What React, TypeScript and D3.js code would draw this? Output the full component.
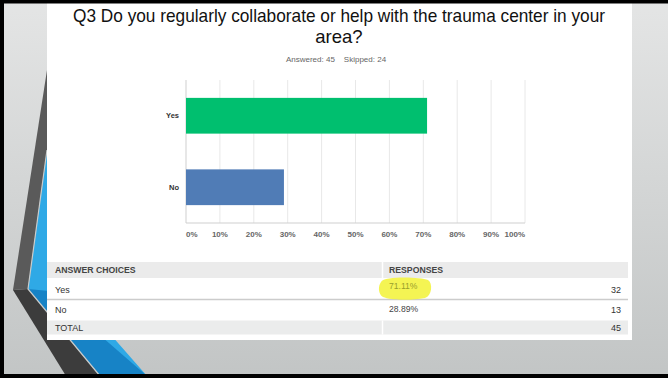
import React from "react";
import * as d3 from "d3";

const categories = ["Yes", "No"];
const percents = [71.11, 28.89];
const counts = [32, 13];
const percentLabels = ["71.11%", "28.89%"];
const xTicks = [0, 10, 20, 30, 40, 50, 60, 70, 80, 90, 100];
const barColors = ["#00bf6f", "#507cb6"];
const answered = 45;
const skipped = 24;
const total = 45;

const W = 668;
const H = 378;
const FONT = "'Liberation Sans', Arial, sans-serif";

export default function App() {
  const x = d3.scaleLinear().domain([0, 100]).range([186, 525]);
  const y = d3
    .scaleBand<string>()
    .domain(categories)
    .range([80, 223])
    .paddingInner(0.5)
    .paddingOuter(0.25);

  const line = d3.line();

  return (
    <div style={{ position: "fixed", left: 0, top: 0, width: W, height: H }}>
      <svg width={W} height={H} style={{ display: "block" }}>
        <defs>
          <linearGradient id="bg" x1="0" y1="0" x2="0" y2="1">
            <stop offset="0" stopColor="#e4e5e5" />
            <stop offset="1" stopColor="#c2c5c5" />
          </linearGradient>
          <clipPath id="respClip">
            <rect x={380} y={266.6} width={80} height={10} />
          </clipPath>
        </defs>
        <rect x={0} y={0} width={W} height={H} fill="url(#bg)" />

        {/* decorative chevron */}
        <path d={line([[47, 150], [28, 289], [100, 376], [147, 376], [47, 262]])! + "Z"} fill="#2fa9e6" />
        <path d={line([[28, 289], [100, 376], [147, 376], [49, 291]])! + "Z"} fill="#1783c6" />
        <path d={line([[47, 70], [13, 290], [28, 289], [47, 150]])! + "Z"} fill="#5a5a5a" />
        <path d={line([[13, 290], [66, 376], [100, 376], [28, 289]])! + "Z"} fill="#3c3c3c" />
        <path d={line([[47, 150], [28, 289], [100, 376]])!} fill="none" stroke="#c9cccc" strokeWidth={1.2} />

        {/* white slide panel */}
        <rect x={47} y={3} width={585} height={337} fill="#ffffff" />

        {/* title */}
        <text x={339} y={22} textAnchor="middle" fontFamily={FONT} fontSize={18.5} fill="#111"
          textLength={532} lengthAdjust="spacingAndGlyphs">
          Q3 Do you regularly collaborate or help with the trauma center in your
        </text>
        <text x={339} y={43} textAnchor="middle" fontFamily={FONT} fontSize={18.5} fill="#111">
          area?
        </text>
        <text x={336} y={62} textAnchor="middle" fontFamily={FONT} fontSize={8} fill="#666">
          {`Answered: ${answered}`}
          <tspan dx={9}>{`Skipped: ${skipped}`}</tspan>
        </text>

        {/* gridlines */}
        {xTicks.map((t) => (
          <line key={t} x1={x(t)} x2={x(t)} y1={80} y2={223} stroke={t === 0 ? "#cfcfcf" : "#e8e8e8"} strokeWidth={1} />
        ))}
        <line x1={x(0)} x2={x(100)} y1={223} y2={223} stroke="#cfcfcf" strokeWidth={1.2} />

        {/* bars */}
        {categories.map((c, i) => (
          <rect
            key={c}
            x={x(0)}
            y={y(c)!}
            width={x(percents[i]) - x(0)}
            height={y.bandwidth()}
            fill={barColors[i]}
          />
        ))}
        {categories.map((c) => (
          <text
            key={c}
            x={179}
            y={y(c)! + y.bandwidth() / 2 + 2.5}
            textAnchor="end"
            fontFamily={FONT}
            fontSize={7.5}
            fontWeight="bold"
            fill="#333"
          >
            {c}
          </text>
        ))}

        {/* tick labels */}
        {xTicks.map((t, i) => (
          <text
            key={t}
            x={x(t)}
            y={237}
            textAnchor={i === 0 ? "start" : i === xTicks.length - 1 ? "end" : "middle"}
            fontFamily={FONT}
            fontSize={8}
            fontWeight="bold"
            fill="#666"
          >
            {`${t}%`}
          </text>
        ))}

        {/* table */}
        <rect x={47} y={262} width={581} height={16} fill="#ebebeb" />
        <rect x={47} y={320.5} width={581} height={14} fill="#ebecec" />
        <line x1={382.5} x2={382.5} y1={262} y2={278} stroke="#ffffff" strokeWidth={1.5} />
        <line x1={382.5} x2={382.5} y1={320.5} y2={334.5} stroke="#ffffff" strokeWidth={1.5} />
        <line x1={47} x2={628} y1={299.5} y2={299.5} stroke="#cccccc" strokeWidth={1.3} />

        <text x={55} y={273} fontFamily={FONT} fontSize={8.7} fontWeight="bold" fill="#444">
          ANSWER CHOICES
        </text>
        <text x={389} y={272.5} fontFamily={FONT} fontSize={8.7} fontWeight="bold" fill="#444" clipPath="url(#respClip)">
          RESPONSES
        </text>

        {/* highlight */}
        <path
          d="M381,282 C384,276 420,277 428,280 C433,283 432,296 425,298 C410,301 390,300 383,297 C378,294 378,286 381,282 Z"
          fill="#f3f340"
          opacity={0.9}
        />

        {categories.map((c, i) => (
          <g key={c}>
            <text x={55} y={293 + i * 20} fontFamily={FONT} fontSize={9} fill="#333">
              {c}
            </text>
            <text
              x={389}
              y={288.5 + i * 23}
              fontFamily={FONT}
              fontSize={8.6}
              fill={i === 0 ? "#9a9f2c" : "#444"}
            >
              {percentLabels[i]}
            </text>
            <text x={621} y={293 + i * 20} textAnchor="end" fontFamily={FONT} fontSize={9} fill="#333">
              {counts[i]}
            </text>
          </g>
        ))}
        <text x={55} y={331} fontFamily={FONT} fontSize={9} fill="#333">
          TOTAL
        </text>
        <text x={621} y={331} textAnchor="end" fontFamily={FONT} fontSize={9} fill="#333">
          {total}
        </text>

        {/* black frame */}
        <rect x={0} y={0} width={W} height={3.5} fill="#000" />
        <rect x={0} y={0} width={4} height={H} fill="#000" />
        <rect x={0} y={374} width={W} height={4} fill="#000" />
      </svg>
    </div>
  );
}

════════

_JOB_: Exclude the pictures, and transcribe all of the material exactly.

_FULL SOLUTION_:
What React, TypeScript and D3.js code would draw this? Output the full component.
import React from "react";
import * as d3 from "d3";

const categories = ["Yes", "No"];
const percents = [71.11, 28.89];
const counts = [32, 13];
const percentLabels = ["71.11%", "28.89%"];
const xTicks = [0, 10, 20, 30, 40, 50, 60, 70, 80, 90, 100];
const barColors = ["#00bf6f", "#507cb6"];
const answered = 45;
const skipped = 24;
const total = 45;

const W = 668;
const H = 378;
const FONT = "'Liberation Sans', Arial, sans-serif";

export default function App() {
  const x = d3.scaleLinear().domain([0, 100]).range([186, 525]);
  const y = d3
    .scaleBand<string>()
    .domain(categories)
    .range([80, 223])
    .paddingInner(0.5)
    .paddingOuter(0.25);

  const line = d3.line();

  return (
    <div style={{ position: "fixed", left: 0, top: 0, width: W, height: H }}>
      <svg width={W} height={H} style={{ display: "block" }}>
        <defs>
          <linearGradient id="bg" x1="0" y1="0" x2="0" y2="1">
            <stop offset="0" stopColor="#e4e5e5" />
            <stop offset="1" stopColor="#c2c5c5" />
          </linearGradient>
          <clipPath id="respClip">
            <rect x={380} y={266.6} width={80} height={10} />
          </clipPath>
        </defs>
        <rect x={0} y={0} width={W} height={H} fill="url(#bg)" />

        {/* decorative chevron */}
        <path d={line([[47, 150], [28, 289], [100, 376], [147, 376], [47, 262]])! + "Z"} fill="#2fa9e6" />
        <path d={line([[28, 289], [100, 376], [147, 376], [49, 291]])! + "Z"} fill="#1783c6" />
        <path d={line([[47, 70], [13, 290], [28, 289], [47, 150]])! + "Z"} fill="#5a5a5a" />
        <path d={line([[13, 290], [66, 376], [100, 376], [28, 289]])! + "Z"} fill="#3c3c3c" />
        <path d={line([[47, 150], [28, 289], [100, 376]])!} fill="none" stroke="#c9cccc" strokeWidth={1.2} />

        {/* white slide panel */}
        <rect x={47} y={3} width={585} height={337} fill="#ffffff" />

        {/* title */}
        <text x={339} y={22} textAnchor="middle" fontFamily={FONT} fontSize={18.5} fill="#111"
          textLength={532} lengthAdjust="spacingAndGlyphs">
          Q3 Do you regularly collaborate or help with the trauma center in your
        </text>
        <text x={339} y={43} textAnchor="middle" fontFamily={FONT} fontSize={18.5} fill="#111">
          area?
        </text>
        <text x={336} y={62} textAnchor="middle" fontFamily={FONT} fontSize={8} fill="#666">
          {`Answered: ${answered}`}
          <tspan dx={9}>{`Skipped: ${skipped}`}</tspan>
        </text>

        {/* gridlines */}
        {xTicks.map((t) => (
          <line key={t} x1={x(t)} x2={x(t)} y1={80} y2={223} stroke={t === 0 ? "#cfcfcf" : "#e8e8e8"} strokeWidth={1} />
        ))}
        <line x1={x(0)} x2={x(100)} y1={223} y2={223} stroke="#cfcfcf" strokeWidth={1.2} />

        {/* bars */}
        {categories.map((c, i) => (
          <rect
            key={c}
            x={x(0)}
            y={y(c)!}
            width={x(percents[i]) - x(0)}
            height={y.bandwidth()}
            fill={barColors[i]}
          />
        ))}
        {categories.map((c) => (
          <text
            key={c}
            x={179}
            y={y(c)! + y.bandwidth() / 2 + 2.5}
            textAnchor="end"
            fontFamily={FONT}
            fontSize={7.5}
            fontWeight="bold"
            fill="#333"
          >
            {c}
          </text>
        ))}

        {/* tick labels */}
        {xTicks.map((t, i) => (
          <text
            key={t}
            x={x(t)}
            y={237}
            textAnchor={i === 0 ? "start" : i === xTicks.length - 1 ? "end" : "middle"}
            fontFamily={FONT}
            fontSize={8}
            fontWeight="bold"
            fill="#666"
          >
            {`${t}%`}
          </text>
        ))}

        {/* table */}
        <rect x={47} y={262} width={581} height={16} fill="#ebebeb" />
        <rect x={47} y={320.5} width={581} height={14} fill="#ebecec" />
        <line x1={382.5} x2={382.5} y1={262} y2={278} stroke="#ffffff" strokeWidth={1.5} />
        <line x1={382.5} x2={382.5} y1={320.5} y2={334.5} stroke="#ffffff" strokeWidth={1.5} />
        <line x1={47} x2={628} y1={299.5} y2={299.5} stroke="#cccccc" strokeWidth={1.3} />

        <text x={55} y={273} fontFamily={FONT} fontSize={8.7} fontWeight="bold" fill="#444">
          ANSWER CHOICES
        </text>
        <text x={389} y={272.5} fontFamily={FONT} fontSize={8.7} fontWeight="bold" fill="#444" clipPath="url(#respClip)">
          RESPONSES
        </text>

        {/* highlight */}
        <path
          d="M381,282 C384,276 420,277 428,280 C433,283 432,296 425,298 C410,301 390,300 383,297 C378,294 378,286 381,282 Z"
          fill="#f3f340"
          opacity={0.9}
        />

        {categories.map((c, i) => (
          <g key={c}>
            <text x={55} y={293 + i * 20} fontFamily={FONT} fontSize={9} fill="#333">
              {c}
            </text>
            <text
              x={389}
              y={288.5 + i * 23}
              fontFamily={FONT}
              fontSize={8.6}
              fill={i === 0 ? "#9a9f2c" : "#444"}
            >
              {percentLabels[i]}
            </text>
            <text x={621} y={293 + i * 20} textAnchor="end" fontFamily={FONT} fontSize={9} fill="#333">
              {counts[i]}
            </text>
          </g>
        ))}
        <text x={55} y={331} fontFamily={FONT} fontSize={9} fill="#333">
          TOTAL
        </text>
        <text x={621} y={331} textAnchor="end" fontFamily={FONT} fontSize={9} fill="#333">
          {total}
        </text>

        {/* black frame */}
        <rect x={0} y={0} width={W} height={3.5} fill="#000" />
        <rect x={0} y={0} width={4} height={H} fill="#000" />
        <rect x={0} y={374} width={W} height={4} fill="#000" />
      </svg>
    </div>
  );
}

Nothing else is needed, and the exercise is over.